— start of Dataset extract —

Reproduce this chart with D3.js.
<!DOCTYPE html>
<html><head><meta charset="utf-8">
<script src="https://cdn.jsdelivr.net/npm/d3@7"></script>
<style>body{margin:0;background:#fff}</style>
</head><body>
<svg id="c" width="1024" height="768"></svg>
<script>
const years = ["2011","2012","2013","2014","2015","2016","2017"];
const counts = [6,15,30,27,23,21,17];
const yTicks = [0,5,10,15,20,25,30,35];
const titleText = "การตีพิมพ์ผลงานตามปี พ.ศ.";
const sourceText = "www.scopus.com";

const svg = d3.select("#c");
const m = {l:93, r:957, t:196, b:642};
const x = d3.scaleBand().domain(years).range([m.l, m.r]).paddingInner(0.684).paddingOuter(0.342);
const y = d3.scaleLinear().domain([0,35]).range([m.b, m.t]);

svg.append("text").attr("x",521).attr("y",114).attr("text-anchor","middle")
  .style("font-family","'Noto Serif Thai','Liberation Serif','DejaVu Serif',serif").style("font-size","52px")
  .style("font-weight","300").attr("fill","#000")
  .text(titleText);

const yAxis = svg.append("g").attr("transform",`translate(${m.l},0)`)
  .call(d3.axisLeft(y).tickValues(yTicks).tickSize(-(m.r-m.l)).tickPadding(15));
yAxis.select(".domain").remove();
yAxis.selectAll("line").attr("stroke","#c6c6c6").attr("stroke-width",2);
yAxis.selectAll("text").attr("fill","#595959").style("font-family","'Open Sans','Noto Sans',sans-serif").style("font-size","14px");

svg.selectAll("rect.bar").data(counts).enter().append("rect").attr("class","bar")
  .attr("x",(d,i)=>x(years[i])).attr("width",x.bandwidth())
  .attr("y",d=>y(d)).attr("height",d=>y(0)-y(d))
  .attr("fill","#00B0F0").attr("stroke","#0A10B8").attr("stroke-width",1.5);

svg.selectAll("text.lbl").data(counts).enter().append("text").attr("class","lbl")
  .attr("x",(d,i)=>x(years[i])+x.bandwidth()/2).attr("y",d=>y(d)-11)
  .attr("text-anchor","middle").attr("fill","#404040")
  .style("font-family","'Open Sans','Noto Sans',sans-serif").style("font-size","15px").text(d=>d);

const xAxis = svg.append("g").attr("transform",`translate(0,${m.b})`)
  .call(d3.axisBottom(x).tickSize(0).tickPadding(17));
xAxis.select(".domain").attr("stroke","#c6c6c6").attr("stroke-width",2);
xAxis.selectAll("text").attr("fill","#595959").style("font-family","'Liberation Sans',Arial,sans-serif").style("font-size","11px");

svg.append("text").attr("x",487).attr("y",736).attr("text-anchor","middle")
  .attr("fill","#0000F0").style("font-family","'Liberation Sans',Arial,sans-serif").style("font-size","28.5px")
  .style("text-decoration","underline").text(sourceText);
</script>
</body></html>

— end of Dataset extract —

## What you have to do
All of the lines above need to be given again exactly.

## Task answer
Reproduce this chart with D3.js.
<!DOCTYPE html>
<html><head><meta charset="utf-8">
<script src="https://cdn.jsdelivr.net/npm/d3@7"></script>
<style>body{margin:0;background:#fff}</style>
</head><body>
<svg id="c" width="1024" height="768"></svg>
<script>
const years = ["2011","2012","2013","2014","2015","2016","2017"];
const counts = [6,15,30,27,23,21,17];
const yTicks = [0,5,10,15,20,25,30,35];
const titleText = "การตีพิมพ์ผลงานตามปี พ.ศ.";
const sourceText = "www.scopus.com";

const svg = d3.select("#c");
const m = {l:93, r:957, t:196, b:642};
const x = d3.scaleBand().domain(years).range([m.l, m.r]).paddingInner(0.684).paddingOuter(0.342);
const y = d3.scaleLinear().domain([0,35]).range([m.b, m.t]);

svg.append("text").attr("x",521).attr("y",114).attr("text-anchor","middle")
  .style("font-family","'Noto Serif Thai','Liberation Serif','DejaVu Serif',serif").style("font-size","52px")
  .style("font-weight","300").attr("fill","#000")
  .text(titleText);

const yAxis = svg.append("g").attr("transform",`translate(${m.l},0)`)
  .call(d3.axisLeft(y).tickValues(yTicks).tickSize(-(m.r-m.l)).tickPadding(15));
yAxis.select(".domain").remove();
yAxis.selectAll("line").attr("stroke","#c6c6c6").attr("stroke-width",2);
yAxis.selectAll("text").attr("fill","#595959").style("font-family","'Open Sans','Noto Sans',sans-serif").style("font-size","14px");

svg.selectAll("rect.bar").data(counts).enter().append("rect").attr("class","bar")
  .attr("x",(d,i)=>x(years[i])).attr("width",x.bandwidth())
  .attr("y",d=>y(d)).attr("height",d=>y(0)-y(d))
  .attr("fill","#00B0F0").attr("stroke","#0A10B8").attr("stroke-width",1.5);

svg.selectAll("text.lbl").data(counts).enter().append("text").attr("class","lbl")
  .attr("x",(d,i)=>x(years[i])+x.bandwidth()/2).attr("y",d=>y(d)-11)
  .attr("text-anchor","middle").attr("fill","#404040")
  .style("font-family","'Open Sans','Noto Sans',sans-serif").style("font-size","15px").text(d=>d);

const xAxis = svg.append("g").attr("transform",`translate(0,${m.b})`)
  .call(d3.axisBottom(x).tickSize(0).tickPadding(17));
xAxis.select(".domain").attr("stroke","#c6c6c6").attr("stroke-width",2);
xAxis.selectAll("text").attr("fill","#595959").style("font-family","'Liberation Sans',Arial,sans-serif").style("font-size","11px");

svg.append("text").attr("x",487).attr("y",736).attr("text-anchor","middle")
  .attr("fill","#0000F0").style("font-family","'Liberation Sans',Arial,sans-serif").style("font-size","28.5px")
  .style("text-decoration","underline").text(sourceText);
</script>
</body></html>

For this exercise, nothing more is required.